- Leader: Muhamed Fazlagić
- Secretary-General: Ozren Blagovčanin
- Founder: Reuf Bajrović
- Founded: 21 May 2016
- Split from: Democratic Front
- Headquarters: Koševo 6, Sarajevo
- Ideology: Civic nationalism; Social democracy; Social liberalism; Pro-Europeanism;
- Political position: Centre to centre-left
- National affiliation: DF–GS
- Colors: Yellow
- Slogan: "Za građansku državu!" "For a civic state!"
- HoR BiH: 0 / 42
- HoP BiH: 0 / 15
- HoR FBiH: 0 / 98
- HoP FBiH: 0 / 80
- NA RS: 0 / 83

= Civic Alliance (Bosnia and Herzegovina) =

Political party in Bosnia and Herzegovina

Civic Alliance (Građanski savez) is a centre-left political party in Bosnia and Herzegovina.
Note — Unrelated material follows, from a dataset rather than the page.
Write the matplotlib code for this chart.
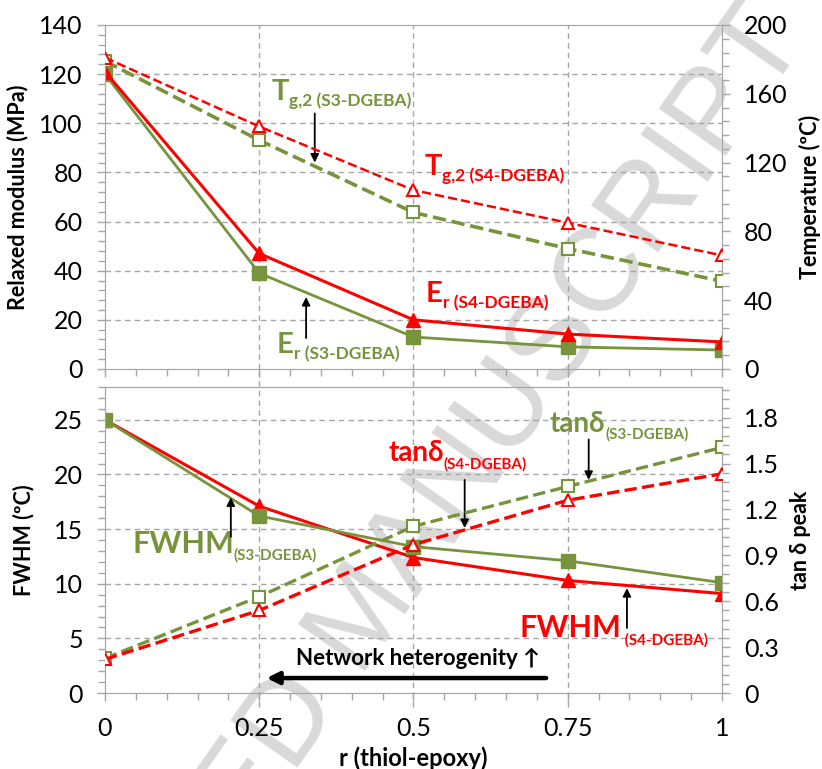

It was founded in 2016 by Reuf Bajrović. The party's mayoral candidate in Bihać municipality won the mayoral race in 2016. In 2018, the Civic Alliance entered a coalition with the Democratic Front for all parliamentary races and the Presidency of Bosnia and Herzegovina. The DF–GS coalition candidate Željko Komšić won the race for the Croat Member of Bosnia and Herzegovina Presidency and the coalition entered all parliaments.